Learning Pandas- plotting flight paths

2017-08-30

I'd like to learn how to use the pandas package properly. It's really useful for reading in large files, dealing with tabular data and sorting/cleaning datasets, and isn't something I often use in my day-to-day PhD work. So, to dive right in, I thought I'd dive right in and download an interesting dataset from Kaggle. Kaggle hosts many raw datasets, with data covering everything from European football to different plan species and even transcripts of Twitter, South Park episodes and UN speeches. If you haven't heard of it before I definitely recommnend having a look!

I chose the data on airline routes and airports, from here and here, thinking that I'd join these two datasets together and plot a map of flight routes around the world.

The airports dataset has the longitude and latitude of ~8000 airports around the world. Each airport also has a unique id, which is referenced in the flight routes data. I'd need to join the tables together, so instead of columns named "source airport id", we'd have "source airport longitude" and "source airport latitude" instead. This is easily done with pandas, but it took me a little while to get my head around how it works.

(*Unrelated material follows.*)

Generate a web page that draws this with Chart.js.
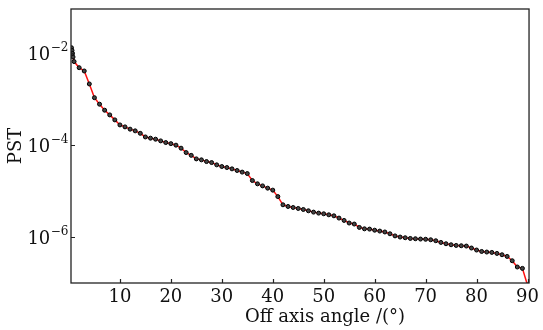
<!DOCTYPE html>
<html><head><meta charset="utf-8">
<script src="https://cdn.jsdelivr.net/npm/chart.js@4"></script>
<style>html,body{margin:0;padding:0;background:#fff}#wrap{width:543px;height:330px}</style>
</head><body><div id="wrap"><canvas id="c" width="543" height="330"></canvas></div>
<script>
const angles = [0.5,0.6,0.7,0.8,1,2,3,4,5,6,7,8,9,10,11,12,13,14,15,16,17,18,19,20,21,22,23,24,25,26,27,28,29,30,31,32,33,34,35,36,37,38,39,40,41,42,43,44,45,46,47,48,49,50,51,52,53,54,55,56,57,58,59,60,61,62,63,64,65,66,67,68,69,70,71,72,73,74,75,76,77,78,79,80,81,82,83,84,85,86,87,88,89,90];
const pst = [1.32e-2,1.15e-2,9.9e-3,8.3e-3,6.6e-3,4.86e-3,4.12e-3,2.15e-3,1.08e-3,7.8e-4,5.77e-4,4.56e-4,3.55e-4,2.76e-4,2.50e-4,2.23e-4,2.05e-4,1.81e-4,1.51e-4,1.42e-4,1.35e-4,1.24e-4,1.14e-4,1.08e-4,1.0e-4,8.6e-5,6.9e-5,6.0e-5,5.03e-5,4.79e-5,4.40e-5,4.18e-5,3.73e-5,3.43e-5,3.26e-5,3.05e-5,2.81e-5,2.59e-5,2.41e-5,1.70e-5,1.44e-5,1.30e-5,1.16e-5,1.05e-5,7.6e-6,5.04e-6,4.63e-6,4.40e-6,4.19e-6,3.98e-6,3.73e-6,3.49e-6,3.32e-6,3.21e-6,3.05e-6,2.90e-6,2.59e-6,2.30e-6,2.02e-6,1.92e-6,1.62e-6,1.51e-6,1.49e-6,1.41e-6,1.35e-6,1.29e-6,1.18e-6,1.06e-6,1.0e-6,9.66e-7,9.33e-7,9.19e-7,9.05e-7,8.95e-7,8.73e-7,8.31e-7,7.64e-7,7.15e-7,6.80e-7,6.57e-7,6.47e-7,6.37e-7,5.77e-7,5.22e-7,4.86e-7,4.72e-7,4.63e-7,4.40e-7,4.12e-7,3.79e-7,3.05e-7,2.23e-7,2.08e-7,9e-8];
const xTicks = [10,20,30,40,50,60,70,80,90];
const yTicks = [1e-6,1e-4,1e-2];
const yTickBase = '10';
const yTickExps = ['\u22126','\u22124','\u22122'];
const xTitle = 'Off axis angle /(\u00B0)';
const yTitle = 'PST';

const FONT = '"DejaVu Serif", serif';

const frame = {
  id: 'frame',
  afterDatasetsDraw(chart) {
    const {ctx, chartArea: a, scales} = chart;
    ctx.save();
    ctx.strokeStyle = '#222';
    ctx.lineWidth = 1.3;
    ctx.strokeRect(a.left, a.top, a.right - a.left, a.bottom - a.top);
    ctx.lineWidth = 1.2;
    ctx.beginPath();
    for (const v of xTicks) {
      const px = Math.round(scales.x.getPixelForValue(v)) + 0.5;
      ctx.moveTo(px, a.bottom); ctx.lineTo(px, a.bottom - 4);
    }
    for (const v of yTicks) {
      const py = Math.round(scales.y.getPixelForValue(v)) + 0.5;
      ctx.moveTo(a.left, py); ctx.lineTo(a.left + 4, py);
    }
    ctx.stroke();
    ctx.fillStyle = '#111';
    ctx.textBaseline = 'alphabetic';
    ctx.textAlign = 'left';
    yTicks.forEach((v, i) => {
      const py = scales.y.getPixelForValue(v);
      ctx.font = '18px ' + FONT;
      const wb = ctx.measureText(yTickBase).width;
      ctx.font = '12px ' + FONT;
      const we = ctx.measureText(yTickExps[i]).width;
      const right = a.left - 3;
      const x0 = right - we - wb;
      ctx.font = '18px ' + FONT;
      ctx.fillText(yTickBase, x0, py + 6.5);
      ctx.font = '12px ' + FONT;
      ctx.fillText(yTickExps[i], x0 + wb + 0.5, py - 2);
    });
    ctx.font = '18px ' + FONT;
    ctx.textAlign = 'center';
    ctx.textBaseline = 'middle';
    ctx.fillText(xTitle, (a.left + a.right) / 2 + 25, 317);
    ctx.restore();
  }
};

new Chart(document.getElementById('c'), {
  type: 'line',
  data: {
    datasets: [{
      data: angles.map((a, i) => ({x: a, y: pst[i]})),
      borderColor: '#ff1010',
      borderWidth: 1.5,
      pointRadius: 2,
      pointBackgroundColor: '#444',
      pointBorderColor: '#000',
      pointBorderWidth: 1,
      tension: 0,
      clip: 0
    }]
  },
  options: {
    responsive: false,
    animation: false,
    devicePixelRatio: 1,
    layout: {padding: {left: 0, right: 13, top: 9, bottom: 2}},
    plugins: {legend: {display: false}, tooltip: {enabled: false}},
    scales: {
      x: {
        type: 'linear', min: 0.4, max: 90.3,
        afterBuildTicks: s => { s.ticks = xTicks.map(v => ({value: v})); },
        afterFit: s => { s.height = 45; },
        grid: {display: false, drawTicks: false},
        border: {display: false},
        ticks: {color: '#111', font: {family: FONT, size: 18}, padding: 4, maxRotation: 0, callback: v => String(v)},
        title: {display: false}
      },
      y: {
        type: 'logarithmic', min: 1e-7, max: 0.092,
        afterBuildTicks: s => { s.ticks = yTicks.map(v => ({value: v})); },
        afterFit: s => { s.width = 71; },
        grid: {display: false, drawTicks: false},
        border: {display: false},
        ticks: {display: false},
        title: {display: true, text: yTitle, color: '#111', font: {family: FONT, size: 18}, padding: {top: 6, bottom: 0}}
      }
    }
  },
  plugins: [frame]
});
</script></body></html>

First we load everything in:

  
#import things
import numpy as np                                            
import pandas as pd

#Column names, since this csv file doesn't seem to have a header
names = ['id','Name' ,'City' ,'Country','Airport ID','IATA' ,'lat', 'lon' ,'Altitude','Timezone' ,'DST' ,'Tz' ,'Type','Source'

#Read in the airport data sets
stations = pd.read_csv('airports_extended.csv', names = names)
#only choose airports
airports=stations[stations['Type']=='airport']

#get the flight routes
#No need for column names here, as we have a header already
routes=pd.read_csv('routes.csv')
  

Now we make sure that the id columns in both these series are actualy numerical data. I was tearing my hair out trying to match one against the other before realising that one id column was all strings and the other all ints!

  
#Make series of just the ids, and convert them to floats
tmp_sources=pd.DataFrame(pd.to_numeric(routes[' source airport id'], errors='coerce'))
tmp_dests=pd.DataFrame(pd.to_numeric(routes[' destination airport id'], errors='coerce'))
  

Setting errors='coerce' makes sure that any incorrect values are set to Nans, rather than throwing an error.

  
#Get just the longitude and latitude columns
locations=airports[['id', 'lon', 'lat']]

#and merge with the (temporary) route starts and stops  
sources=pd.merge(tmp_sources, locations, left_on=' source airport id', right_on='id')
destinations=pd.merge(tmp_dests, locations, left_on=' destination airport id', right_on='id')

#join these together, to get a table with lons and lats for the airport sources and destinations 
final=sources.join(destinations, lsuffix='_source', rsuffix='_dest') 
  

The merge and join functions here are the really useful parts of pandas. The two accomplish very similar things, but are subtley different- and I can't say I'm entirely sure when one is more approriate than the other! Something on the list of things to learn. Now our new dataframe Final has columns like lat_source, lon_source, lon_dest and lat_dest, and the next thing to do is to plot them all on a map.

I did this using the useful package Cartopy. You can simply load up a matplotlib axis with the appropriate map projection and plot things in longitude and latitude on there!

  
import matplotlib.pyplot as plt
import cartopy.crs as ccrs
from matplotlib import collections  as mc

ax = plt.axes(projection=ccrs.PlateCarree())

#Add coastlines with high resolution
ax.coastlines(resolution='10m')
#Add a map image
ax.stock_img()
  

To plot my actual flight routes, I'd need to use a LineCollection. Going through and plotting the ~68000 routes one by one in a for loop would take forever!

  
#Get just the columns we want from our final dataframe
lines=final[['lon_source', 'lat_source', 'lon_dest', 'lat_dest']].values

#Reshape them into (x_0, y_) (x_1, y_1) pairs
lines=lines.reshape(-1, 2, 2)

#Make a path collection with the correct geodesic transformation
lc = mc.LineCollection(lines, linewidths=0.1, colors='g', transform=ccrs.Geodetic()) 

#Plot!
ax.add_collection(lc)  

plt.show()
  

Here, the "Geodetic" transformation ensures that our lines between two coordinates follow the curvature of the Earth (as real flight plans do). The final plot looks like this:

Which looks okay! I'd like to go back and play with things a bit- like use a nicer map image, and maybe colour the flights based on length or duration somehow. It also takes around a minute to run on my laptop, with the geodesic transformation for the line collection taking up most of that time. So maybe there's a more efficient way?